Sochi was the city where Putin and Erdogan met last September to hash out the details of a comprehensive ceasefire agreement covering key parts of the rebel-held northwest. The deal established a 15- to 20-kilometer buffer zone along frontlines surrounding the opposition stronghold of Idlib province—widely credited with averting a bloody showdown between pro-government forces on one side and a range of opposition and hardline Islamist fighters on the other.

However, calculations on the ground have shifted dramatically since that agreement was concluded five months ago. Key deadlines have passed without compliance, the most critical being the disbanding of hardline Islamist factions in the region by October 15.

Rather than dissolve, the largest extremist group—Hay’at Tahrir a-Sham (HTS)—has dramatically strengthened its position in the region, embarking on an aggressive campaign since early January against rival rebel groups from the Turkish-backed National Liberation Front (NLF).

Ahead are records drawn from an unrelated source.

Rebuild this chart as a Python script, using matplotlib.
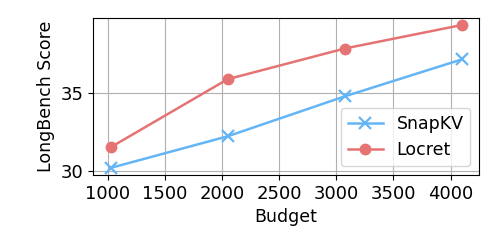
import matplotlib
matplotlib.use("Agg")
import matplotlib.pyplot as plt

budgets = [1024, 2048, 3072, 4096]
snapkv = [30.22, 32.24, 34.79, 37.15]
locret = [31.54, 35.89, 37.85, 39.35]

plt.rcParams['font.size'] = 13

fig, ax = plt.subplots(figsize=(4.98, 2.49), dpi=100)
ax.plot(budgets, snapkv, marker="x", color="#64B5F6", linewidth=1.8,
        markersize=8, markeredgewidth=1.6, label="SnapKV")
ax.plot(budgets, locret, marker="o", color="#E57373", linewidth=1.8,
        markersize=7.5, label="Locret")
ax.set_yticks([30, 35])
ax.set_xticks([1000, 1500, 2000, 2500, 3000, 3500, 4000])
ax.grid(True)
ax.set_xlabel("Budget", fontsize=12.5)
ax.set_ylabel("LongBench Score", fontsize=12.5)
ax.legend(loc="lower right", fontsize=12.5)

fig.subplots_adjust(left=0.187, right=0.962, top=0.928, bottom=0.297)
fig.savefig("out.png", dpi=100)
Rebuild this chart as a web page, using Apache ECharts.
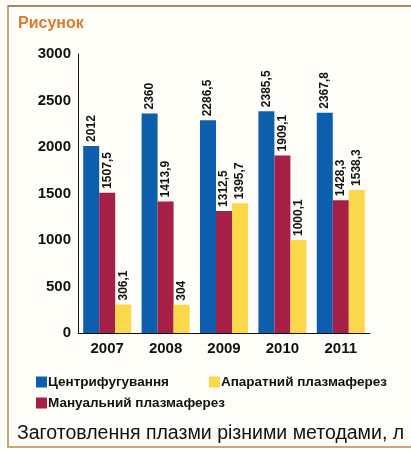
<!DOCTYPE html>
<html>
<head>
<meta charset="utf-8">
<script src="https://cdn.jsdelivr.net/npm/echarts@6/dist/echarts.min.js"></script>
<style>
    html, body { margin: 0; padding: 0; background: #fffdf8; }
    #chart { width: 411px; height: 451px; }
</style>
</head>
<body>
<div id="chart"></div>
<script>
    var years = ['2007', '2008', '2009', '2010', '2011']
    var centrif = [2012, 2360, 2286.5, 2385.5, 2367.8]
    var manual = [1507.5, 1413.9, 1312.5, 1909.1, 1428.3]
    var aparat = [306.1, 304, 1395.7, 1000.1, 1538.3]
    var yTicks = [0, 500, 1000, 1500, 2000, 2500, 3000]

    var fontMain = 'Liberation Sans, Arial, sans-serif'

    var myChart = echarts.init(document.getElementById('chart'))

    function barLabel() {
        return {
            show: true,
            position: 'top',
            rotate: 90,
            align: 'left',
            verticalAlign: 'middle',
            distance: 4,
            fontFamily: fontMain,
            fontWeight: 'bold',
            fontSize: 12,
            color: '#111',
            formatter: function (p) {
                return String(p.value).replace('.', ',')
            }
        }
    }

    var option = {
        backgroundColor: '#fffdf8',
        animation: false,
        graphic: [
            {
                type: 'rect',
                shape: { x: 8, y: 6, width: 420, height: 441 },
                style: { fill: 'transparent', stroke: '#c9a67c', lineWidth: 2 }
            },
            {
                type: 'line',
                shape: { x1: 8, y1: 6, x2: 411, y2: 6 },
                style: { stroke: '#a4876a', lineWidth: 2 }
            }
        ],
        title: [
            {
                text: 'Рисунок',
                left: 13,
                top: 11,
                textStyle: { fontFamily: fontMain, fontWeight: 'bold', fontSize: 16, color: '#dc7a2e' }
            },
            {
                text: 'Заготовлення плазми різними методами, л',
                left: 12,
                top: 419,
                textStyle: { fontFamily: fontMain, fontWeight: 'normal', fontSize: 19.5, color: '#111' }
            }
        ],
        legend: [
            {
                data: ['Центрифугування', 'Апаратний плазмаферез'],
                left: 31,
                top: 370,
                itemWidth: 11,
                itemHeight: 11,
                itemGap: 40,
                icon: 'rect',
                textStyle: { fontFamily: fontMain, fontWeight: 'bold', fontSize: 13.5, color: '#111', padding: [0, 0, 0, -4] }
            },
            {
                data: ['Мануальний плазмаферез'],
                left: 31,
                top: 391,
                itemWidth: 11,
                itemHeight: 11,
                icon: 'rect',
                textStyle: { fontFamily: fontMain, fontWeight: 'bold', fontSize: 13.5, color: '#111', padding: [0, 0, 0, -4] }
            }
        ],
        grid: {
            left: 78,
            right: 41,
            top: 54,
            bottom: 118
        },
        xAxis: {
            type: 'category',
            data: years,
            axisLine: { show: true, lineStyle: { color: '#111', width: 1 } },
            axisTick: { show: false },
            axisLabel: { fontFamily: fontMain, fontWeight: 'bold', fontSize: 15, color: '#111', margin: 8 }
        },
        yAxis: {
            type: 'value',
            min: 0,
            max: 3000,
            interval: 500,
            axisLine: { show: true, lineStyle: { color: '#111', width: 1 } },
            axisTick: { show: false },
            splitLine: { show: false },
            axisLabel: {
                fontFamily: fontMain, fontWeight: 'bold', fontSize: 15, color: '#111', margin: 7,
                formatter: function (v) { return yTicks.indexOf(v) >= 0 ? String(v) : '' }
            }
        },
        series: [
            {
                name: 'Центрифугування',
                type: 'bar',
                data: centrif,
                barWidth: 16,
                barGap: '0%',
                itemStyle: { color: '#0d5ead' },
                label: barLabel()
            },
            {
                name: 'Мануальний плазмаферез',
                type: 'bar',
                data: manual,
                barWidth: 16,
                barGap: '0%',
                itemStyle: { color: '#a61f47' },
                label: barLabel()
            },
            {
                name: 'Апаратний плазмаферез',
                type: 'bar',
                data: aparat,
                barWidth: 16,
                barGap: '0%',
                itemStyle: { color: '#fbd84a' },
                label: barLabel()
            }
        ]
    }
    myChart.setOption(option)
</script>
</body>
</html>
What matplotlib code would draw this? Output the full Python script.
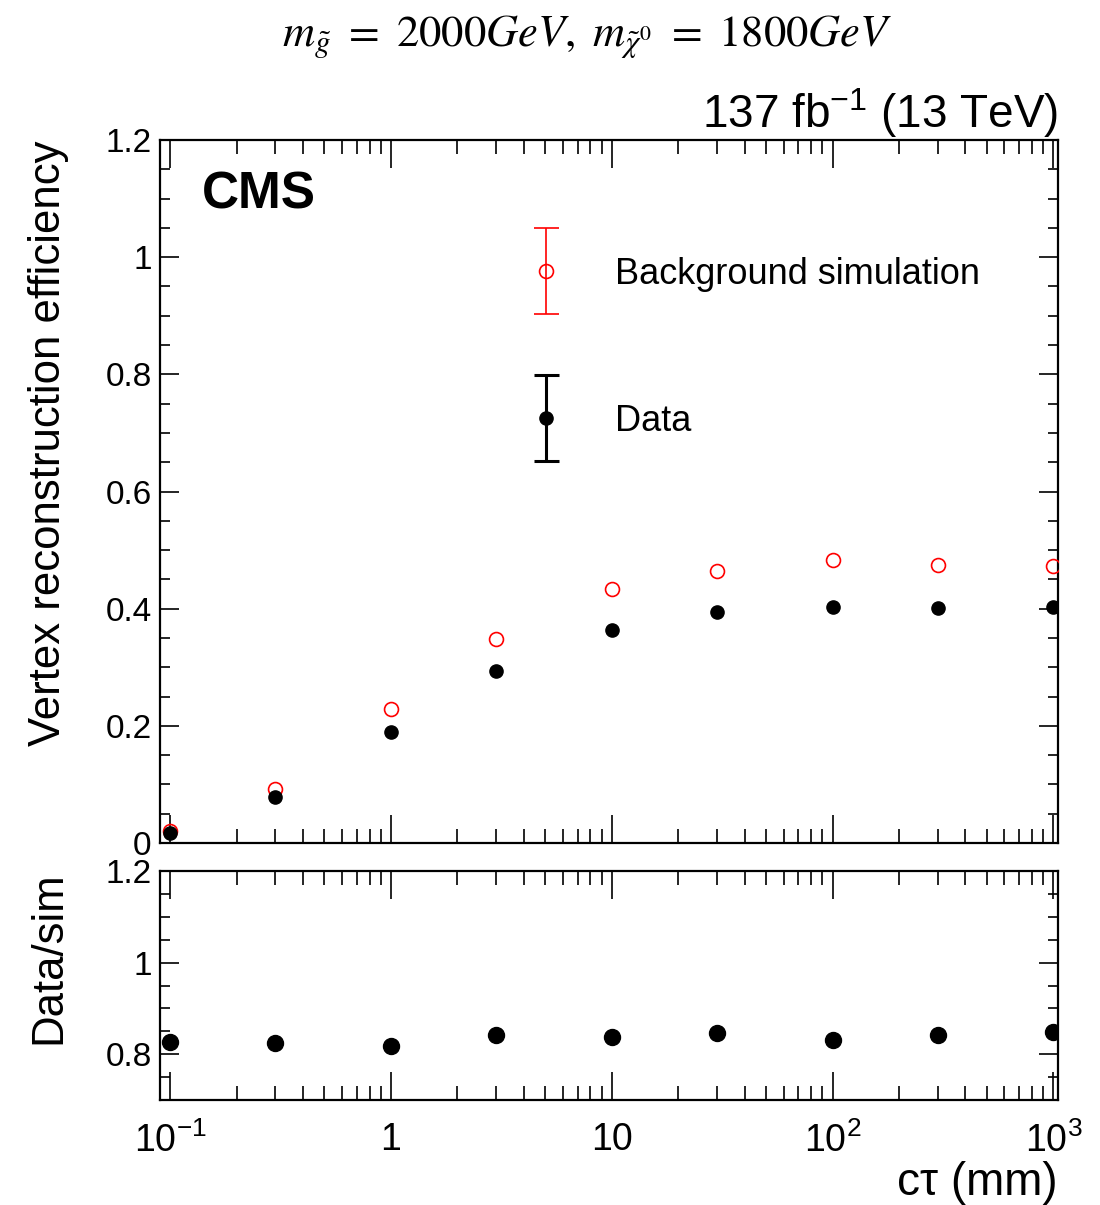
import numpy as np
import matplotlib
matplotlib.use('Agg')
import matplotlib.pyplot as plt
from matplotlib.ticker import FixedLocator, FixedFormatter, MultipleLocator, LogLocator, NullFormatter
from matplotlib.legend_handler import HandlerErrorbar

plt.rcParams['font.family'] = ['Liberation Sans', 'DejaVu Sans']
plt.rcParams['mathtext.fontset'] = 'custom'
plt.rcParams['mathtext.rm'] = 'Liberation Sans'
plt.rcParams['mathtext.it'] = 'Liberation Sans:italic'
plt.rcParams['mathtext.bf'] = 'Liberation Sans:bold'

# values
ctau = [0.1, 0.3, 1, 3, 10, 30, 100, 300, 1000]
sim_eff = [0.021, 0.092, 0.229, 0.348, 0.433, 0.464, 0.483, 0.474, 0.473]
data_eff = [0.017, 0.078, 0.189, 0.293, 0.363, 0.394, 0.403, 0.402, 0.403]
ratio = [0.827, 0.825, 0.818, 0.841, 0.838, 0.847, 0.831, 0.843, 0.849]

xtick_pos = [0.1, 1, 10, 100, 1000]
xtick_labels = [r'$10^{-1}$', '1', '10', r'$10^{2}$', r'$10^{3}$']

fig = plt.figure(figsize=(11, 12.05), dpi=100)
ax = fig.add_axes([0.1455, 0.3004, 0.8163, 0.5834])
rax = fig.add_axes([0.1455, 0.0871, 0.8163, 0.1901])

for a in (ax, rax):
    a.set_xscale('log')
    a.set_xlim(0.09, 1050)
    a.xaxis.set_major_locator(FixedLocator(xtick_pos))
    a.xaxis.set_minor_locator(LogLocator(base=10, subs=np.arange(2, 10)))
    a.xaxis.set_minor_formatter(NullFormatter())
    a.tick_params(which='both', direction='in', top=True, right=True, width=1.2)
    a.tick_params(axis='x', which='major', length=20)
    a.tick_params(axis='x', which='minor', length=10)
    a.tick_params(axis='y', which='major', length=14)
    a.tick_params(axis='y', which='minor', length=7)
    a.tick_params(axis='y', labelsize=24, pad=6)
    for s in a.spines.values():
        s.set_linewidth(1.6)

# top panel
ax.plot(ctau, sim_eff, 'o', mfc='none', mec='red', mew=1.2, ms=10, zorder=3)
ax.plot(ctau, data_eff, 'o', color='black', ms=9.5, zorder=4)
ax.set_ylim(0, 1.2)
ax.yaxis.set_major_locator(FixedLocator([0, 0.2, 0.4, 0.6, 0.8, 1.0, 1.2]))
ax.yaxis.set_major_formatter(FixedFormatter(['0', '0.2', '0.4', '0.6', '0.8', '1', '1.2']))
ax.yaxis.set_minor_locator(MultipleLocator(0.05))
ax.tick_params(axis='x', labelbottom=False)
ax.set_ylabel('Vertex reconstruction efficiency', fontsize=31.5, loc='top', labelpad=26)

# legend proxies (nan data so only the legend shows them)
h_sim = ax.errorbar([np.nan], [np.nan], yerr=[0.1], fmt='o', mfc='none', mec='red',
                    ecolor='red', color='red', ms=10, mew=1.2, elinewidth=1.2,
                    capsize=9, capthick=1.2)
h_data = ax.errorbar([np.nan], [np.nan], yerr=[0.1], fmt='o', color='black', ms=9.5,
                     elinewidth=2.2, capsize=9, capthick=2.2)
leg = ax.legend([h_sim, h_data], ['Background simulation', 'Data'],
                loc='upper left', bbox_to_anchor=(0.41, 0.834), frameon=False,
                fontsize=26, handlelength=1.0, handleheight=0.7, handletextpad=1.4,
                labelspacing=3.1, borderpad=0, borderaxespad=0,
                handler_map={type(h_sim): HandlerErrorbar(yerr_size=1.2)})

ax.text(0.047, 0.957, 'CMS', transform=ax.transAxes, fontsize=37, fontweight='bold',
        ha='left', va='top')
ax.text(1.0, 1.0, r'137 fb$^{-1}$ (13 TeV)', transform=ax.transAxes, fontsize=33,
        ha='right', va='bottom')
fig.text(0.534, 0.970, r'$m_{\tilde{g}}\ =\ 2000GeV,\ m_{\tilde{\chi}^{0}}\ =\ 1800GeV$',
         math_fontfamily='stix', fontsize=32, ha='center', va='center')

# ratio panel
rax.plot(ctau, ratio, 'o', color='black', ms=11.5)
rax.set_ylim(0.7, 1.2)
rax.yaxis.set_major_locator(FixedLocator([0.8, 1.0, 1.2]))
rax.yaxis.set_major_formatter(FixedFormatter(['0.8', '1', '1.2']))
rax.yaxis.set_minor_locator(MultipleLocator(0.05))
rax.xaxis.set_major_formatter(FixedFormatter(xtick_labels))
rax.tick_params(axis='x', labelsize=27, pad=16)
rax.set_ylabel('Data/sim', fontsize=31.5, loc='top', labelpad=26)
rax.set_xlabel(u'c\u03c4 (mm)', fontsize=33, loc='right', labelpad=1)

fig.savefig('out.png', dpi=100)
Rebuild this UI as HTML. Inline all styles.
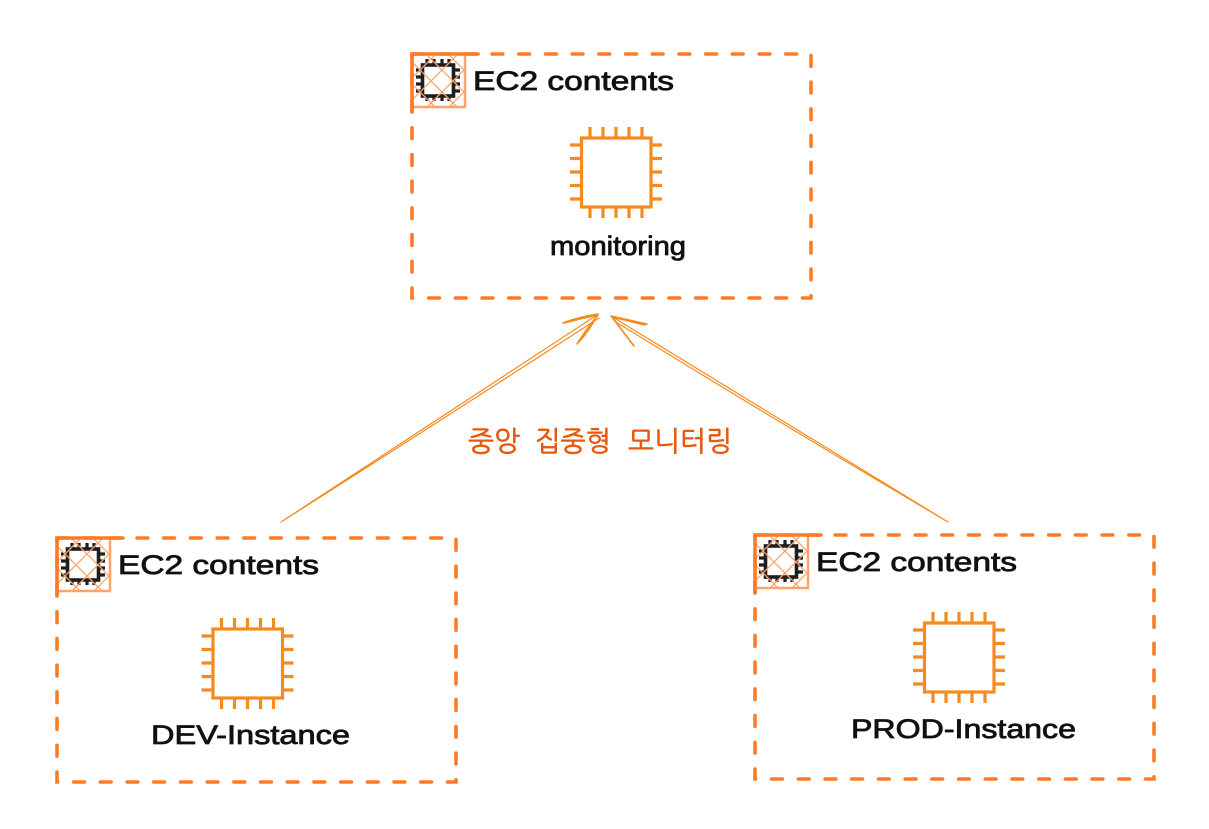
<!DOCTYPE html>
<html lang="ko"><head><meta charset="utf-8"><style>
html,body{margin:0;padding:0;background:#fff;width:1209px;height:829px;overflow:hidden}
svg{display:block}
.t{font-family:"Liberation Sans","DejaVu Sans",sans-serif;font-size:27px;fill:#111;stroke:#111;stroke-width:.8}
.k{font-family:"Liberation Sans","NanumGothic","Noto Sans CJK KR",sans-serif;font-size:28px;fill:#e8590c;stroke:#e8590c;stroke-width:.6}
</style></head><body>
<svg width="1209" height="829" viewBox="0 0 1209 829" xmlns="http://www.w3.org/2000/svg">
<defs>
<pattern id="h" width="22" height="22" patternUnits="userSpaceOnUse" patternTransform="translate(2 4)">
<path d="M0 0L22 22M22 0L0 22" stroke="#ffa36b" stroke-width="1.300" fill="none"/>
</pattern>
<g id="chip" fill="none" stroke="#f58a1f" stroke-width="3.200">
<rect x="581.5" y="138" width="69.5" height="69"/>
<path d="M590 127V138M603 127V138M616 127V138M629 127V138M642 127V138M590 207V218M603 207V218M616 207V218M629 207V218M642 207V218M570 145H581M570 158.500H581M570 172H581M570 185.500H581M570 199H581M651 145H662M651 158.500H662M651 172H662M651 185.500H662M651 199H662"/>
</g>
<g id="box">
<rect x="412" y="54" width="399" height="244" fill="none" stroke="#fd7b25" stroke-width="3.600" stroke-linecap="round" stroke-dasharray="10.700 16"/>
<g fill="none" stroke="#1e1e1e">
<rect x="422.500" y="65" width="31" height="31" stroke-width="3.600"/>
<path stroke-width="3.200" d="M427 59V65M434 59V65M442 59V65M449 59V65M427 96V101M434 96V101M442 96V101M449 96V101M416 70H422M416 77H422M416 84H422M416 91H422M454 70H460M454 77H460M454 84H460M454 91H460"/>
</g>
<rect x="412" y="54" width="53" height="53" fill="url(#h)" stroke="#ffa36b" stroke-width="2.500"/>
<path d="M412 54H478M412 54V112" stroke="#fd7b25" stroke-width="3.600" fill="none" stroke-linecap="round"/>
<text class="t" x="473" y="90" textLength="201" lengthAdjust="spacingAndGlyphs">EC2 contents</text>
</g>
</defs>
<use href="#box"/>
<use href="#box" x="-355" y="484"/>
<use href="#box" x="343" y="481"/>
<use href="#chip"/>
<use href="#chip" x="-368.500" y="491"/>
<use href="#chip" x="343" y="485"/>
<text class="t" x="550" y="255" textLength="136" lengthAdjust="spacingAndGlyphs">monitoring</text>
<text class="t" x="151" y="744" textLength="199" lengthAdjust="spacingAndGlyphs">DEV-Instance</text>
<text class="t" x="851" y="738" textLength="225" lengthAdjust="spacingAndGlyphs">PROD-Instance</text>
<text class="k" x="468" y="451" textLength="52" lengthAdjust="spacingAndGlyphs">중앙</text>
<text class="k" x="535" y="451" textLength="76" lengthAdjust="spacingAndGlyphs">집중형</text>
<text class="k" x="628" y="451" textLength="104" lengthAdjust="spacingAndGlyphs">모니터링</text>
<g fill="none" stroke="#f58a1f" stroke-width="1.200" stroke-linecap="round">
<path d="M281 522L597 315M281 522Q440 421 599 318"/>
<path d="M948 522L611 316M948 522Q780 423 616 322"/>
</g>
<g fill="none" stroke="#f58a1f" stroke-width="1.500" stroke-linecap="round">
<path d="M563 323Q578 317 598 314M564 323Q580 319 597 315M577 344Q587 328 598 315M578 343Q590 330 596 317"/>
<path d="M611 316L647 324M612 317L645 325M611 316L634 346M613 318L633 345"/>
</g>
</svg>
</body></html>
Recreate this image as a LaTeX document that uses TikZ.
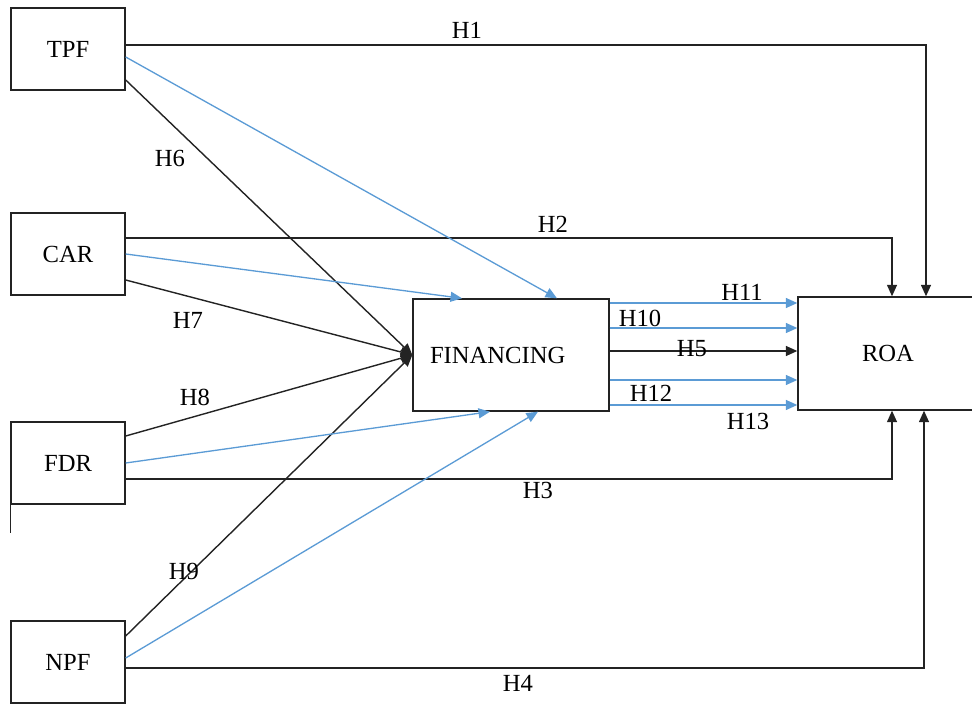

After the collapse of NLF defenses throughout much of northern Hama province, a ceasefire agreement oversaw evacuations of Ankara-backed fighters to opposition-held areas of the northern Aleppo countryside, currently occupied by Turkish troops.

As the latest Sochi summit begins, HTS and its affiliated governance arm, the Syrian Salvation Government, now control approximately 80 percent of opposition territory in the northwest.

The ceasefire deal has been tested repeatedly in the past, and infractions have become more violent and commonplace in recent months.

Correction: A previous version of this article stated that the buffer zone town of Latamna issued declared a state of emergency last week. The town in question was al-Tmaneh, also located within the internationally brokered buffer zone surrounding Idlib province.